From the player forums I've visited, I'd say there's a demand for quality voices that isn't always met. Games are an investment, and if the standard drops significantly, sales will drop and the creators will have to respond appropriately.

Do you feel it is an advantage to have on-screen acting talent when providing voice-overs for scenes in a game?
I don't know if it helps. If an actor is reprising his/her role from the movie, then it makes sense. But other than that, I doubt if it translates into sales or a better product. I doubt there's any name value in a gamer's decision whether or not to buy a game. Also, very few actors have any voice-over experience.

Above: Gideon Emery

Above: Gideon Emery in Diamond Cut Diamond

How do you train to become a voice actor?
I'm an only child, which meant I kept myself amused by imitating voices from film and TV. I trained at Drama School, which honed my character work, and then did a couple of thousand commercial voice-overs before I did my first game. Of course, if you have an affinity for accents and characters, you've got the goods, too. All you need is the ability to work a mic and to interpret copy.

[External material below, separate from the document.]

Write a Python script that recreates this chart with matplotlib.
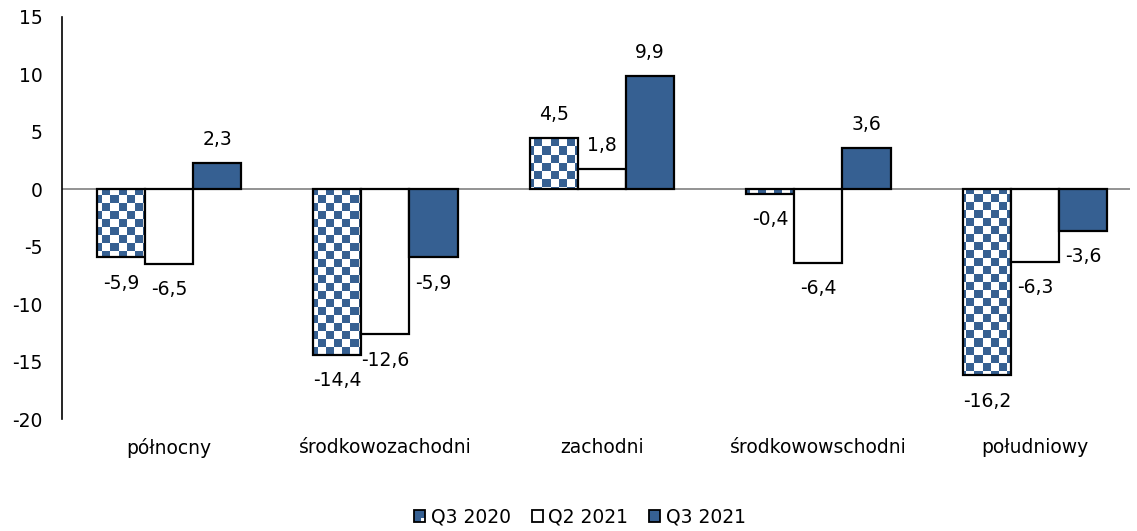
import numpy as np
import matplotlib
matplotlib.use("Agg")
import matplotlib.pyplot as plt
from matplotlib.colors import ListedColormap
from matplotlib.patches import Patch, Rectangle
from matplotlib.legend_handler import HandlerBase

categories = ["północny", "środkowozachodni", "zachodni", "środkowowschodni", "południowy"]
series_names = ["Q3 2020", "Q2 2021", "Q3 2021"]
q3_2020 = [-5.9, -14.4, 4.5, -0.4, -16.2]
q2_2021 = [-6.5, -12.6, 1.8, -6.4, -6.3]
q3_2021 = [2.3, -5.9, 9.9, 3.6, -3.6]
yticks = [-20, -15, -10, -5, 0, 5, 10, 15]

BLUE = "#366092"
FS = 13.5
W, H = 1137, 531
fig = plt.figure(figsize=(W / 100, H / 100), dpi=100)
ax_l, ax_r, ax_t, ax_b = 62, 1130, 17, 419
ax = fig.add_axes([ax_l / W, (H - ax_b) / H, (ax_r - ax_l) / W, (ax_b - ax_t) / H])

x = np.arange(len(categories))
bw = 0.222
xmin = -0.494
xmax = xmin + (ax_r - ax_l) / 216.5
ax.set_xlim(xmin, xmax)
ax.set_ylim(-20, 15)

# checkerboard image in pixel-space squares of ~8 px
sq = 8.0
nx = int(np.ceil((ax_r - ax_l) / sq))
ny = int(np.ceil((ax_b - ax_t) / sq))
checker = (np.add.outer(np.arange(ny), np.arange(nx)) % 2).astype(float)
cmap = ListedColormap(["white", BLUE])
ext = [xmin, xmin + nx * sq * (xmax - xmin) / (ax_r - ax_l),
       -20, -20 + ny * sq * 35 / (ax_b - ax_t)]

series = [q3_2020, q2_2021, q3_2021]
offsets = [-bw, 0, bw]
for i, (vals, off) in enumerate(zip(series, offsets)):
    if i == 0:
        bars = ax.bar(x + off, vals, bw, facecolor="white", edgecolor="none", zorder=2)
        for b in bars:
            im = ax.imshow(checker[::-1], extent=ext, origin="lower", cmap=cmap,
                           aspect="auto", interpolation="nearest", zorder=2.5)
            im.set_clip_path(b)
        ax.bar(x + off, vals, bw, facecolor="none", edgecolor="black", linewidth=1.6, zorder=3)
    else:
        fc = "white" if i == 1 else BLUE
        ax.bar(x + off, vals, bw, facecolor=fc, edgecolor="black", linewidth=1.6, zorder=3)
    for xi, v in zip(x + off, vals):
        dy = 23 if v >= 0 else -26
        ax.annotate(f"{v:.1f}".replace(".", ","), (xi, v), xytext=(0, dy * 0.72),
                    textcoords="offset points", ha="center", va="center", fontsize=FS)

ax.set_xlim(xmin, xmax)
ax.set_ylim(-20, 15)
ax.axhline(0, color="#808080", linewidth=1.2, zorder=1)
for s in ["top", "right", "bottom"]:
    ax.spines[s].set_visible(False)
ax.spines["left"].set_linewidth(1.2)
ax.set_yticks(yticks)
ax.set_yticklabels([str(t) for t in yticks], fontsize=FS)
ax.tick_params(axis="y", length=0, pad=14)
ax.set_xticks(x)
ax.set_xticklabels(categories, fontsize=FS)
ax.tick_params(axis="x", length=0, pad=14)


class CheckerHandler(HandlerBase):
    def create_artists(self, legend, orig_handle, xdescent, ydescent, width, height,
                       fontsize, trans):
        s = min(width, height)
        x0 = -xdescent + (width - s) / 2
        y0 = -ydescent + (height - s) / 2
        base = Rectangle((x0, y0), s, s, facecolor=BLUE, edgecolor="none", transform=trans)
        corner = Rectangle((x0 + s * 0.6, y0), s * 0.4, s * 0.35, facecolor="white",
                           edgecolor="none", transform=trans)
        edge = Rectangle((x0, y0), s, s, facecolor="none", edgecolor="black",
                         linewidth=1.3, transform=trans)
        return [base, corner, edge]


class SquareHandler(HandlerBase):
    def create_artists(self, legend, orig_handle, xdescent, ydescent, width, height,
                       fontsize, trans):
        s = min(width, height)
        x0 = -xdescent + (width - s) / 2
        y0 = -ydescent + (height - s) / 2
        r = Rectangle((x0, y0), s, s, facecolor=orig_handle.get_facecolor(),
                      edgecolor="black", linewidth=1.3, transform=trans)
        return [r]


h0 = Patch(facecolor=BLUE, edgecolor="black")
h1 = Patch(facecolor="white", edgecolor="black")
h2 = Patch(facecolor=BLUE, edgecolor="black")
fig.legend([h0, h1, h2], series_names, loc="center", bbox_to_anchor=(580 / W, 1 - 517 / H),
           ncol=3, frameon=False, fontsize=FS, handlelength=0.6, handleheight=0.6,
           handletextpad=0.3, columnspacing=1.1,
           handler_map={h0: CheckerHandler(), h1: SquareHandler(), h2: SquareHandler()})

fig.savefig("out.png", dpi=100)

Is it a profession that anyone can get started in?
With a good demo, sure. But, as with acting, it's not just about talent. It comes down to your voice realising the creative's vision. You don't know what that is and oftentimes, neither do they. They just know it when they hear it. Add to that a talent pool of thousands and you realise that booking a gig is a massive achievement.

00-Seven Questions

How were you involved in the Bond series?
I auditioned for the game "Goldeneye: Rogue Agent"

What was your first ever Bond experience?
Moonraker. I remember being blown away by the Jaws character.

What did you think of the last film, "Die Another Day"?
It was a bit "celeb heavy", but Brosnan's solid and Rick Yune was a great baddy sidekick

What is your favourite Bond film?
A View to a Kill.

Who is your favourite Bond?
Roger Moore.

Which Bond girl should come back?
Someone exotic like Natalya Simonova

What is your favourite Bond moment from the series?
Zorin's (Christopher Walken) death scene in A View To A Kill.